Wang Jianlin’s observation that his son did not want “a life like mine” captured a generational shift. The founder built to survive. The heir wants to live.

In the United States, heirs face a subtler challenge: inheriting security without struggle. Many search for meaning through impact investing, philanthropy, or spiritual exploration attempts to humanize wealth they did not create but must steward.

Across both cultures, the same question emerges:

How do I honor a legacy built under conditions I no longer inhabit?

Globalization and the Hybrid Heir

Globalization has produced a new archetype across both systems: the hybrid heir.

Chinese families establish family offices in Singapore or New York, adopting Western governance while navigating domestic realities. American families invest globally, absorb Eastern philosophies, and engage transnational capital.

These heirs are culturally fluent, globally mobile and often emotionally uninitiated.

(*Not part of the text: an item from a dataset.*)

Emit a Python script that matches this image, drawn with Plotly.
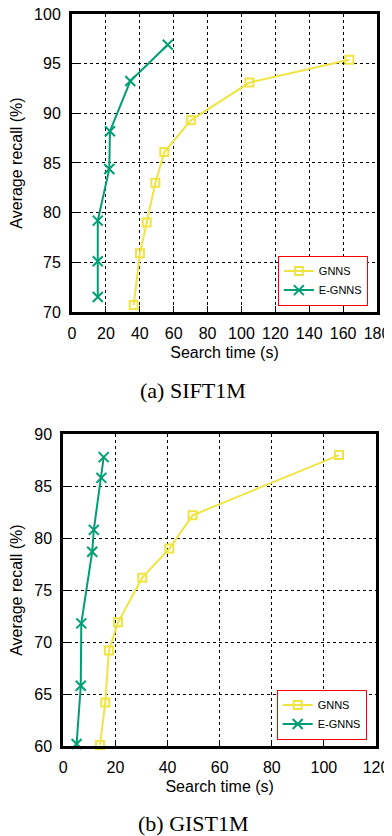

They inherit systems without rites of passage. Capital without context. Power without presence.

Toward a New Code of Global Wealth

In comparing China’s anxious tycoons and America’s composed private equity dynasties, two distinct wealth codes emerge.

The Chinese code is one of restless ascendancy, success conditioned by proximity, performance, and political calibration.

The American code is one of institutional stewardship, power preserved through structure, restraint, and emotional containment.

Yet neither is complete.

Chinese elites increasingly adopt Western governance to stabilize volatility. American dynasties, confronting global uncertainty and social scrutiny, are rediscovering the fragility of privilege.

The future of global legacy will belong to those who integrate structure with meaning, power with presence, and wealth with emotional fluency.

Because legacy is not merely what survives financially.

It is what endures psychologically, spiritually, and relationally.

And across cultures, the families who last will be those willing to examine not only their balance sheets, but the invisible architecture of power that shapes how wealth is carried forward.